所以,倉廩足,衣食豐,才能講求禮義的事,確實如此。

當一個人真累到不行,困到發懵,別說什么禮貌,連帽里都給你翻出來。

真正的瀟灑從何處而來,就是在這樣一無所有,不得不然之的時候,慢慢磨礪出來的。

不要說,有了錢,才能瀟灑起來。恰恰相反,一個人的瀟灑,正是為了應對這種無錢無勢,卻又不得不挨過每一天的困窘局面。

這也不是那種高來高去的高人手段,只是滾泥水,打撲騰的一種掙扎罷了。但掙扎來掙扎去,人也就學會了狗刨,別管姿勢如何,起碼沉不下去。
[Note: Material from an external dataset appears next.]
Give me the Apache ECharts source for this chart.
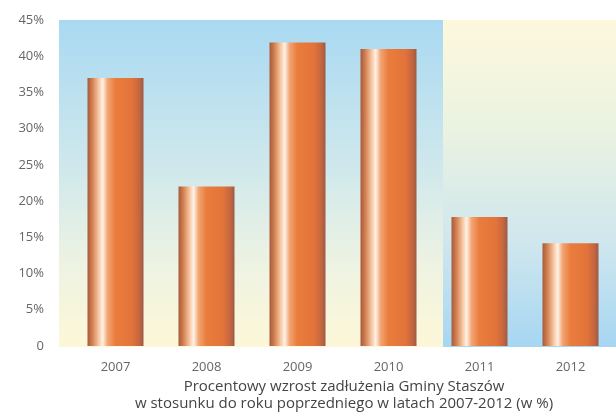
<!DOCTYPE html>
<html><head><meta charset="utf-8">
<script src="https://cdn.jsdelivr.net/npm/echarts@6/dist/echarts.min.js"></script>
<style>html,body{margin:0;padding:0;background:#fff}#c{width:616px;height:415px}</style>
</head><body><div id="c"></div>
<script>
const categories = ['2007','2008','2009','2010','2011','2012'];
const values = [37.0, 22.0, 41.9, 41.0, 17.8, 14.2];
const yTicks = [0,5,10,15,20,25,30,35,40,45];
const titleLines = ['Procentowy wzrost zadłużenia Gminy Staszów','w stosunku do roku poprzedniego w latach 2007-2012 (w %)'];

const chart = echarts.init(document.getElementById('c'));
const barGrad = new echarts.graphic.LinearGradient(0,0,1,0,[
  {offset:0, color:'#a65a3c'},
  {offset:0.08, color:'#d07c4c'},
  {offset:0.2, color:'#f7c7a3'},
  {offset:0.27, color:'#fff3e6'},
  {offset:0.36, color:'#f2a473'},
  {offset:0.5, color:'#ea7d3d'},
  {offset:0.8, color:'#e2733a'},
  {offset:0.93, color:'#c2663f'},
  {offset:1, color:'#9c5a47'}
]);
chart.setOption({
  animation:false,
  textStyle:{fontFamily:'Open Sans'},
  grid:{left:70, right:-1, top:20, bottom:69},
  graphic:[
    {type:'rect', z:-10, silent:true, shape:{x:59,y:20,width:384,height:327},
     style:{fill:new echarts.graphic.LinearGradient(0,0,0,1,[
       {offset:0,color:'#a9d9f2'},{offset:0.45,color:'#cfe8ec'},{offset:0.75,color:'#eef3e2'},{offset:1,color:'#fdf7d8'}])}},
    {type:'rect', z:-10, silent:true, shape:{x:443,y:20,width:173,height:327},
     style:{fill:new echarts.graphic.LinearGradient(0,0,0,1,[
       {offset:0,color:'#fdf8dc'},{offset:0.35,color:'#e9f2e2'},{offset:0.7,color:'#cde6ee'},{offset:1,color:'#a6d6f2'}])}},
    {type:'text', x:344, y:387, style:{text:titleLines[0], fill:'#444', font:'15px "Open Sans"', textAlign:'center', textVerticalAlign:'middle'}},
    {type:'text', x:344, y:404, style:{text:titleLines[1], fill:'#444', font:'15px "Open Sans"', textAlign:'center', textVerticalAlign:'middle'}}
  ],
  xAxis:{type:'category', data:categories,
    axisLine:{show:false}, axisTick:{show:false},
    axisLabel:{color:'#666', fontSize:13, margin:15}},
  yAxis:{type:'value', min:yTicks[0], max:yTicks[yTicks.length-1], interval:5,
    splitLine:{show:false}, axisLine:{show:false}, axisTick:{show:false},
    axisLabel:{color:'#666', fontSize:13, margin:26, formatter:v=> v===0?'0':v+'%'}},
  series:[{type:'bar', data:values, barWidth:56,
    itemStyle:{color:barGrad}}]
});
</script></body></html>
沉不下去,也就算是一種平衡。于是就有了瀟灑。

天津當年有一類混混,就是這樣的人物。《茶館》中的常四爺、松二爺,碰到偵緝隊的黑心玩意兒,幾句話就被拿住了,因為他們有家有業,沒法瀟灑起來。可混混們是渾身上下只有這一條命,一旦把自己扔低到鞋面下了,則就連那些有槍有狠毒的人,也無可奈何了。

拿槍指著?

「沖這兒來,給爺們兒開個天女散花,你不開槍,你是我孫子!」

還能怎么樣呢?此時此刻,真正被拿住的,就是這些憑著別人有家有業,才能拿住人的黑心玩意兒了。

大蟲吃小蟲,小蟲吃蝦米。

人的瀟灑,到了能瀟灑起來的時候,才算是剛開始而已。

但話又說回來,這類混不吝,還是媚上欺下的臉孔,也不是都能總是如此。因為沒人真想活成混混兒,混混兒是要吃香喝辣,做老大的。當一個混混成了老大,則老大也沒辦法給人再說什么「你是我孫子」了。

這也是頗有意思的一件事,可是與瀟灑無關,我就不往下說了。